:: What the task requires ::
Pull out exactly the lines from the line containing "Emit a LaTeX" to the line containing "inner sep=7.5pt, single", both lines included, with pictures removed from the copy.

============================================================

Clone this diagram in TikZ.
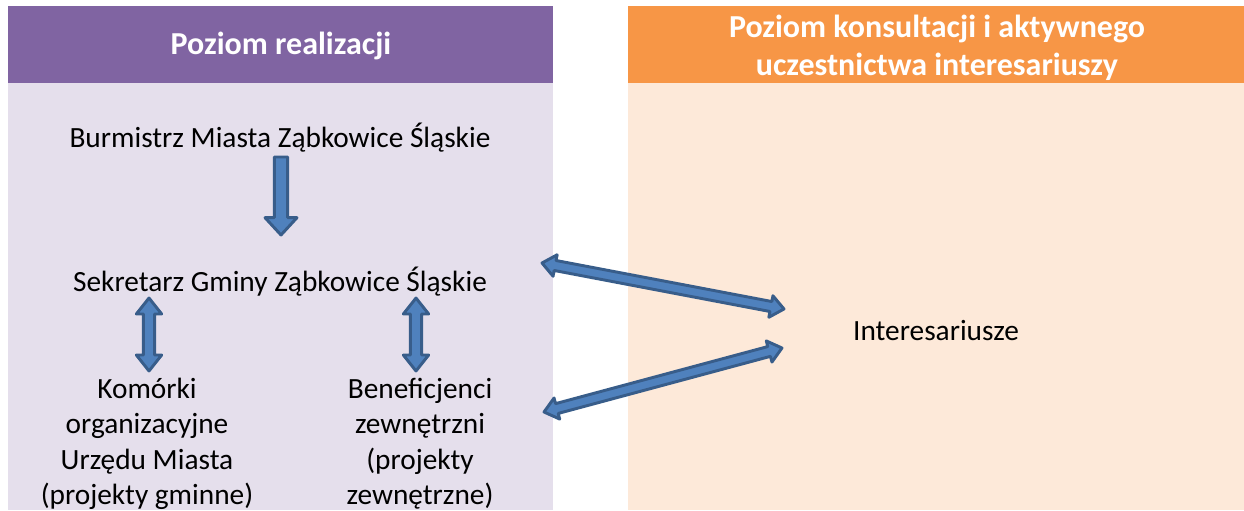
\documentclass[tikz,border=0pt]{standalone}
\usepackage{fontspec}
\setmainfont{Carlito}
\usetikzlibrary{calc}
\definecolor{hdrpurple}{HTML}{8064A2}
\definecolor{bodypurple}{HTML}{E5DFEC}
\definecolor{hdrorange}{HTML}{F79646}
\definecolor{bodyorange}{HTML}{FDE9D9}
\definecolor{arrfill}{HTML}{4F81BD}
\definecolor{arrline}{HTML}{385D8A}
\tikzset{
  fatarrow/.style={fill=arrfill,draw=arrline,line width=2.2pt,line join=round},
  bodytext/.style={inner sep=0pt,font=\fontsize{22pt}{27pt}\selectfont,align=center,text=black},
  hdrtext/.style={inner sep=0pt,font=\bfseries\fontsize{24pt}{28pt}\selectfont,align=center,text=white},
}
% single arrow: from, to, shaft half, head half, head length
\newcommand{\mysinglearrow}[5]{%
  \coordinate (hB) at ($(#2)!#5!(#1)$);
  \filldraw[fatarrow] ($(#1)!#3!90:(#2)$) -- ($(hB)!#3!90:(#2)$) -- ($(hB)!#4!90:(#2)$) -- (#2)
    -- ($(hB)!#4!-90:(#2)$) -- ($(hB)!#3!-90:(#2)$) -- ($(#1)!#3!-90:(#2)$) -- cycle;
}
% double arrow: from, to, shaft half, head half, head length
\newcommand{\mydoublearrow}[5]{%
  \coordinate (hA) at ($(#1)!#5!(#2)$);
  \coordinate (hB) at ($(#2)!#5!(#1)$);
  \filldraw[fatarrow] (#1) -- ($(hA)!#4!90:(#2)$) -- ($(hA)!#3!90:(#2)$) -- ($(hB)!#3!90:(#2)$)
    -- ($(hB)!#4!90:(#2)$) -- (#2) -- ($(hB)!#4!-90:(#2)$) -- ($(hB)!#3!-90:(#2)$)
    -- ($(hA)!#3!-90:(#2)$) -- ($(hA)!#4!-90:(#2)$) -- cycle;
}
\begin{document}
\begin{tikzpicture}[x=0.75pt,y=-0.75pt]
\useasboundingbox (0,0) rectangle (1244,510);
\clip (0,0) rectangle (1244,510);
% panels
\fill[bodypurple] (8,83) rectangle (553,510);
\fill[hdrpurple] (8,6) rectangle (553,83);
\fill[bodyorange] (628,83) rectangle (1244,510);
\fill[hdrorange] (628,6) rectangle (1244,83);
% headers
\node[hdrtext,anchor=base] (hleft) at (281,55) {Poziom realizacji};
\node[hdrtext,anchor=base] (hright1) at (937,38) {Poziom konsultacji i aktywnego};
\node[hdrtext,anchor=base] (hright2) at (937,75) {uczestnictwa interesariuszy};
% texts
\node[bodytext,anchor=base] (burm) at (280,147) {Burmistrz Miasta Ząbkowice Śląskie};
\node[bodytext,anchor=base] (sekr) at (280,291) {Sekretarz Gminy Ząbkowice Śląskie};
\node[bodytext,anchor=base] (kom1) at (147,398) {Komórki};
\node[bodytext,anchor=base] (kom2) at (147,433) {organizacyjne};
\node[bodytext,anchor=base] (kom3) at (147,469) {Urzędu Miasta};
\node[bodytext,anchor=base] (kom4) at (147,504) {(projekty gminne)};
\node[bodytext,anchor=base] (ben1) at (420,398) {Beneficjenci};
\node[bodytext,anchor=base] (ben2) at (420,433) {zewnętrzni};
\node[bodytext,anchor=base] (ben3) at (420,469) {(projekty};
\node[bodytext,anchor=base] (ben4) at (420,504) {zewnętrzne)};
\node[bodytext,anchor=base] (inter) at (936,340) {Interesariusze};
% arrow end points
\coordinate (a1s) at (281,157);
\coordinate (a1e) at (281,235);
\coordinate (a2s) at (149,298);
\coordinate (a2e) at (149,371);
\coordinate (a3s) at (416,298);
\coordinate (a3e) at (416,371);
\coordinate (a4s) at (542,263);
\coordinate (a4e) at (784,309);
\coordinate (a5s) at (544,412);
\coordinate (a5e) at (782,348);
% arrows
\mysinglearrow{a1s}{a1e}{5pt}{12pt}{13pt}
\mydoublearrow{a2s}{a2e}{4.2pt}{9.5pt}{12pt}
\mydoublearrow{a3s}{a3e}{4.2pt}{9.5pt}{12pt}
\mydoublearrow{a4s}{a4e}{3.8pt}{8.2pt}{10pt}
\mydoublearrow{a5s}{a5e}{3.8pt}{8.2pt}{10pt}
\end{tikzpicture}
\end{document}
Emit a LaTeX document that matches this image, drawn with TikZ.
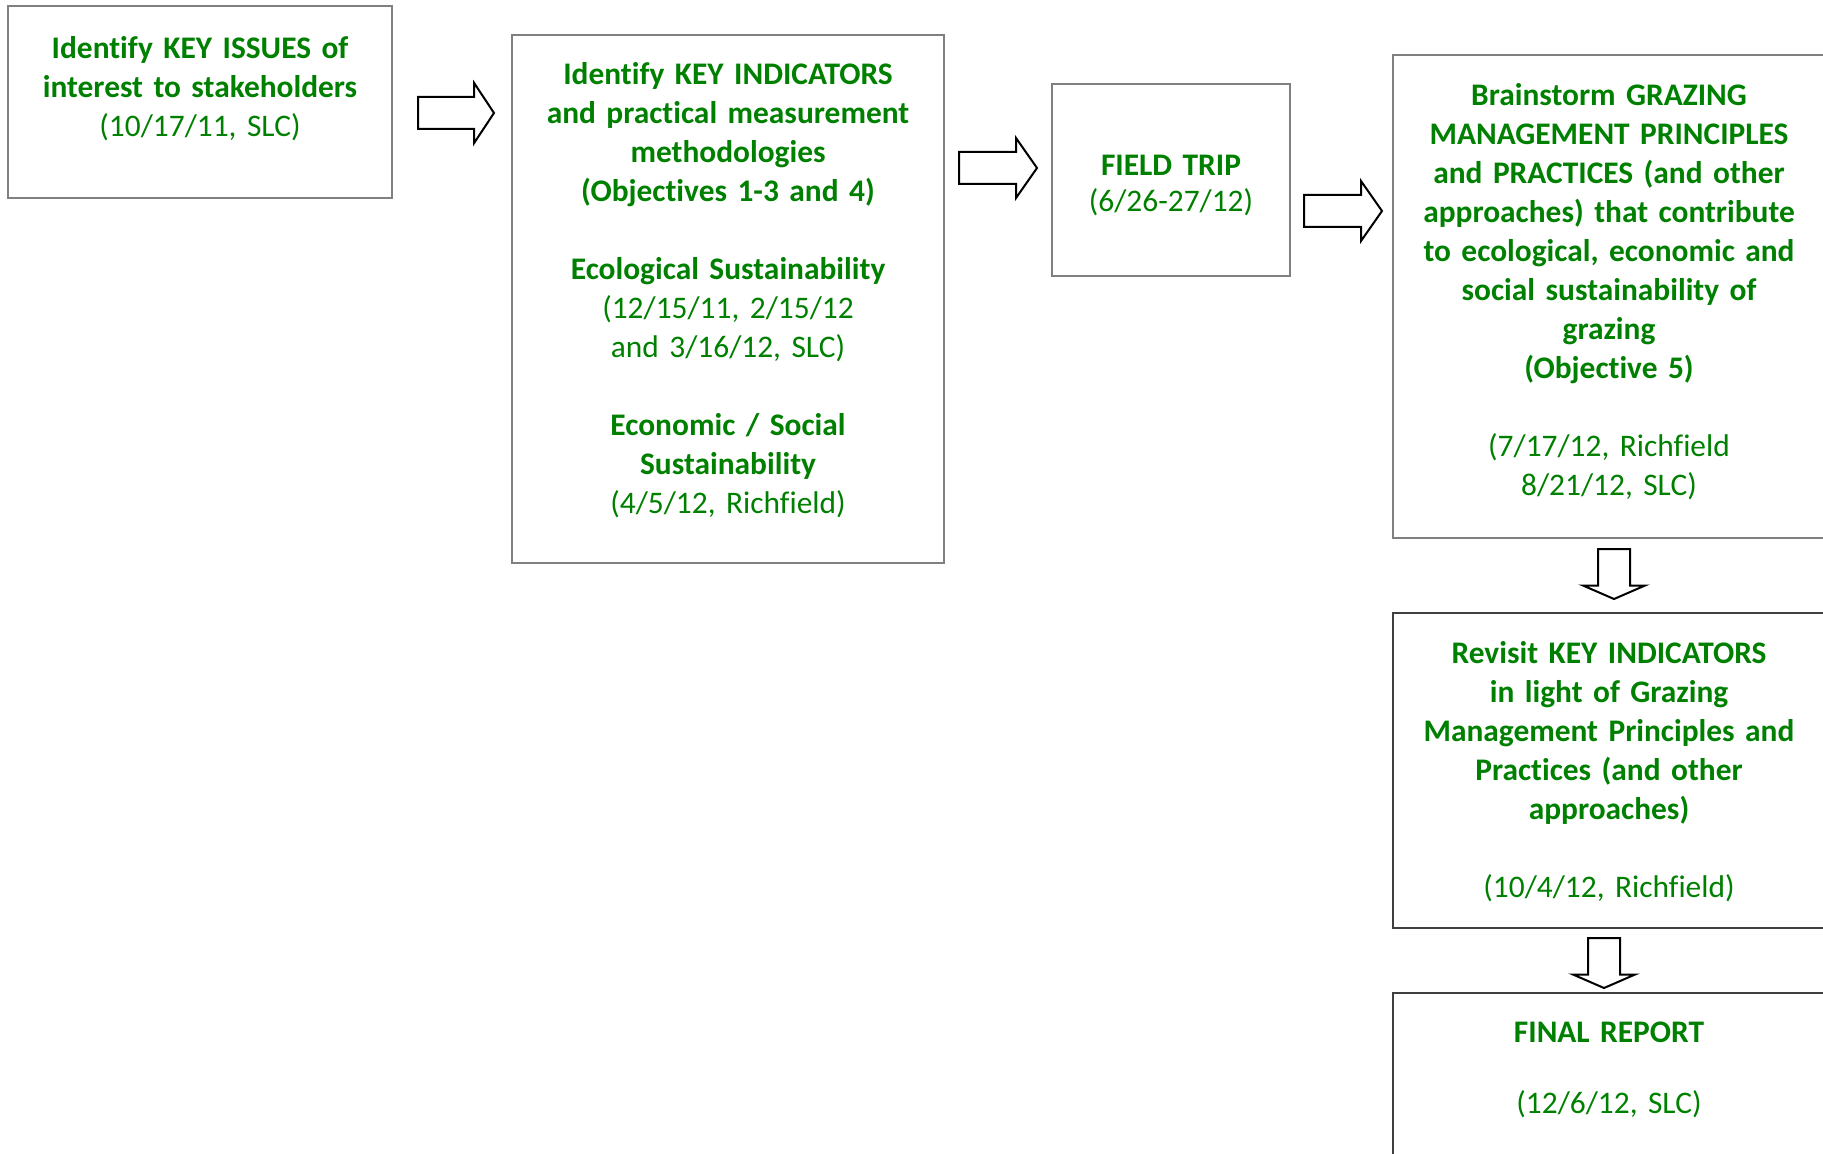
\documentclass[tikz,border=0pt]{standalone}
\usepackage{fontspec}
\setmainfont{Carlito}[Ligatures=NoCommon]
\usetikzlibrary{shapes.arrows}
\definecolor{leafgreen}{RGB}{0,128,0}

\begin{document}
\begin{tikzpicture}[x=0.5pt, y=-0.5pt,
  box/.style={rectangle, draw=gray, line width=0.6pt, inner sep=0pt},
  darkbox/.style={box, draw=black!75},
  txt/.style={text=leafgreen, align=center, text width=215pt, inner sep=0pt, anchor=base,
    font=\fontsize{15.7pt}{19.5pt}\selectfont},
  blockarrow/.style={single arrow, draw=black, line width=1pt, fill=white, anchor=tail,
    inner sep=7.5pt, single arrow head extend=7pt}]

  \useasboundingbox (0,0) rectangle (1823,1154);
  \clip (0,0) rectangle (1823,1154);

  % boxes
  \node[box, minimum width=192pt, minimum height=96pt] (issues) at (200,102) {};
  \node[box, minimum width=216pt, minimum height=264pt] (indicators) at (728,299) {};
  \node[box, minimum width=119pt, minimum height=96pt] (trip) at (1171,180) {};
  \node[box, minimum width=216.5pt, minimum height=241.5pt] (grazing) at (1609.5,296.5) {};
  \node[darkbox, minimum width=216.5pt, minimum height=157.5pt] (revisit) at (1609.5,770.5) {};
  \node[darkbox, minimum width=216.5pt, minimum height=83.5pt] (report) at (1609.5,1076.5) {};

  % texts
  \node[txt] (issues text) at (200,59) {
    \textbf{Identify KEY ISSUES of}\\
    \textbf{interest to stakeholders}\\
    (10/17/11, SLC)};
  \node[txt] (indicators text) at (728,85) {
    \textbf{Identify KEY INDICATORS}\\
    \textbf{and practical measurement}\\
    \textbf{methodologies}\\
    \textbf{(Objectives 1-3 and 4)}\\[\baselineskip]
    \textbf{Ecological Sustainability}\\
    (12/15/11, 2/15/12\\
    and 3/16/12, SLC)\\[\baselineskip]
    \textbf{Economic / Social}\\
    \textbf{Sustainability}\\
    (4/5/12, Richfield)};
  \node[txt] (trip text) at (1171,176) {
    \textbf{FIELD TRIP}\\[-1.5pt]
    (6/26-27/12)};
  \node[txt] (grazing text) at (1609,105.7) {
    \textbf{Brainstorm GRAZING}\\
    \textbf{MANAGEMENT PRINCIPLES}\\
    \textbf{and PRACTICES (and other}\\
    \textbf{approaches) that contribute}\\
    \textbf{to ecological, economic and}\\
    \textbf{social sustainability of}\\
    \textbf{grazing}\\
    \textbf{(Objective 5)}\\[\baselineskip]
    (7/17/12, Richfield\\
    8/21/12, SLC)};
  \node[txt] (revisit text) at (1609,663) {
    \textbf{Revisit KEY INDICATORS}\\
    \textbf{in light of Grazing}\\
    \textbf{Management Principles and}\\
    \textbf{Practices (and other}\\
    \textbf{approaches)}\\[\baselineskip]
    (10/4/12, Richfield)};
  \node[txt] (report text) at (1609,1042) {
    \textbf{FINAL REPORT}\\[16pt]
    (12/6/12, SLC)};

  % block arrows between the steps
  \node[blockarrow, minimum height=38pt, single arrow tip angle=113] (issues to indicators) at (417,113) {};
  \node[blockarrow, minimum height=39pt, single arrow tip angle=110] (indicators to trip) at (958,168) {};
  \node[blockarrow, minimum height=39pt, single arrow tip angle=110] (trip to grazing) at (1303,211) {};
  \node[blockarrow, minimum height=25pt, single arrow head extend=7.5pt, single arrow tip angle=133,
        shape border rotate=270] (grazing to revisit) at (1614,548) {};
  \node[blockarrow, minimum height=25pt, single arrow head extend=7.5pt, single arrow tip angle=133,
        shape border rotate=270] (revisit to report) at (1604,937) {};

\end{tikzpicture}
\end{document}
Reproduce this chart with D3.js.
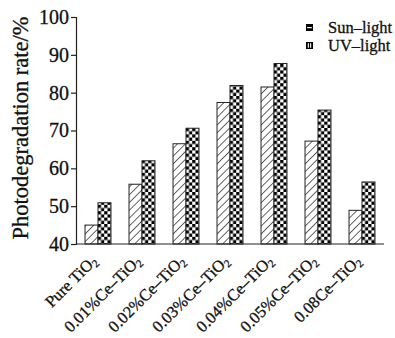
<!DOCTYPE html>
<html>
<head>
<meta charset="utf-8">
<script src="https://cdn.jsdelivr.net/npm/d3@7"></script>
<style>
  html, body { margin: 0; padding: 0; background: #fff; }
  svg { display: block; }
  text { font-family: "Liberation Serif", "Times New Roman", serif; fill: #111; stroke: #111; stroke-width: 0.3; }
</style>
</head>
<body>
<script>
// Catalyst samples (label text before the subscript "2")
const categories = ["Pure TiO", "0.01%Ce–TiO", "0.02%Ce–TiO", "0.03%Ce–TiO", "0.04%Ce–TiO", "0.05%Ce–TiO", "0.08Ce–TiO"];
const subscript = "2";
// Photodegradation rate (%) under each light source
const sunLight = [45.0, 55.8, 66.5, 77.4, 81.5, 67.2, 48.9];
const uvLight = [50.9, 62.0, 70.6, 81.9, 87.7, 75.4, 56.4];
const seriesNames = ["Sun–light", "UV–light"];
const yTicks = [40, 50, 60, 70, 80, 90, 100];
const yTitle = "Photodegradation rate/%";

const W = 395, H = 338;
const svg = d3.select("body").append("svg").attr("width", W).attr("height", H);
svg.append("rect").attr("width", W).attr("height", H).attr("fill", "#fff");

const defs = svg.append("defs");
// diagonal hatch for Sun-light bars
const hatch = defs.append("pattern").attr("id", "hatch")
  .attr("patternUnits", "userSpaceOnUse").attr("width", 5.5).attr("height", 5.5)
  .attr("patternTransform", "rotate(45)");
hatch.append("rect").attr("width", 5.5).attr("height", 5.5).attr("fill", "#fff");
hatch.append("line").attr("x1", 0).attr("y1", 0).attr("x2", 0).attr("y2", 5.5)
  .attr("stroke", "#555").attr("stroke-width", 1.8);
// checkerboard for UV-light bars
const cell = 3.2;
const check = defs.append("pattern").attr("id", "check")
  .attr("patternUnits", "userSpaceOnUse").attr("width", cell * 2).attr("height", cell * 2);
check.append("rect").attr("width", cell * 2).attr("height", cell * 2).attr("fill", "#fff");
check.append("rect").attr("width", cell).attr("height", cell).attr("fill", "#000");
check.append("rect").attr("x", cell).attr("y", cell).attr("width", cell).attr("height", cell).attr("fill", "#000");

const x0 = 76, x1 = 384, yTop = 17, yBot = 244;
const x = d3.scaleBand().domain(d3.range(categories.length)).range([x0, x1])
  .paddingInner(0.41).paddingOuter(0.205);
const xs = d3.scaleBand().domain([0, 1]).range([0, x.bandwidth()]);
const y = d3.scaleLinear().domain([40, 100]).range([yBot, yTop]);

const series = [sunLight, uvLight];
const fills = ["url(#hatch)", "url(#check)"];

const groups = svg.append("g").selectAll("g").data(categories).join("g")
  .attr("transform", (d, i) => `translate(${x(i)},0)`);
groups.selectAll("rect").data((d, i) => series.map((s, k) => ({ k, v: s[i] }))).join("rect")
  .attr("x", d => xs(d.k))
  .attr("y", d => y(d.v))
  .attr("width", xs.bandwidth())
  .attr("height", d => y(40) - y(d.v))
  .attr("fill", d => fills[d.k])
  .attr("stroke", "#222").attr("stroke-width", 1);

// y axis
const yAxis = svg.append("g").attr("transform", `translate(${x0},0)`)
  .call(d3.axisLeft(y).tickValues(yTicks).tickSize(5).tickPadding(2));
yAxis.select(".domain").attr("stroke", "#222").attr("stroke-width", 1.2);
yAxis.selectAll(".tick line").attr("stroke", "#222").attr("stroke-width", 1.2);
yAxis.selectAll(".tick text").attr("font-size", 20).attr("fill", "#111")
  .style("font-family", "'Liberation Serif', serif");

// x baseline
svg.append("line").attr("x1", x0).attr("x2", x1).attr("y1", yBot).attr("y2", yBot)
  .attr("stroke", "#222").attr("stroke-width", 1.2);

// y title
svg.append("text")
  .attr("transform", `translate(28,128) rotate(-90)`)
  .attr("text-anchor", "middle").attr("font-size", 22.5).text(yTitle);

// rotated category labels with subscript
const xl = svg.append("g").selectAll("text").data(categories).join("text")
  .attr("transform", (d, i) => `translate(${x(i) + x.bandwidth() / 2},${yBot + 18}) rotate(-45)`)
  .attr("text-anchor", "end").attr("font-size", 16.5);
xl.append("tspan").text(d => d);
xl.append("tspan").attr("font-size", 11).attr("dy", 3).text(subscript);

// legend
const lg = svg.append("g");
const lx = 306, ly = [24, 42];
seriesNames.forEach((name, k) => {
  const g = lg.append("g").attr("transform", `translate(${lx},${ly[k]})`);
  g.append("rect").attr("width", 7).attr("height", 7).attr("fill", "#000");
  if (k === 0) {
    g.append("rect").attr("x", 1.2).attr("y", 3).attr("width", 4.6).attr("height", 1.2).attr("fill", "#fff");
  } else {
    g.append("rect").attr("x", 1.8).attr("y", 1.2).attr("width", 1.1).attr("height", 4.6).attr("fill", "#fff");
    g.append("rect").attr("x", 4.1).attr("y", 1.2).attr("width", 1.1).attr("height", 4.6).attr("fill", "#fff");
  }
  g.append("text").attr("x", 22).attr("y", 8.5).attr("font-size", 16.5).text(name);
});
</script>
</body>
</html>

============================================================

:: Exercise response ::
Emit a LaTeX document that matches this image, drawn with TikZ.
\documentclass[tikz,border=0pt]{standalone}
\usepackage{fontspec}
\setmainfont{Carlito}[Ligatures=NoCommon]
\usetikzlibrary{shapes.arrows}
\definecolor{leafgreen}{RGB}{0,128,0}

\begin{document}
\begin{tikzpicture}[x=0.5pt, y=-0.5pt,
  box/.style={rectangle, draw=gray, line width=0.6pt, inner sep=0pt},
  darkbox/.style={box, draw=black!75},
  txt/.style={text=leafgreen, align=center, text width=215pt, inner sep=0pt, anchor=base,
    font=\fontsize{15.7pt}{19.5pt}\selectfont},
  blockarrow/.style={single arrow, draw=black, line width=1pt, fill=white, anchor=tail,
    inner sep=7.5pt, single arrow head extend=7pt}]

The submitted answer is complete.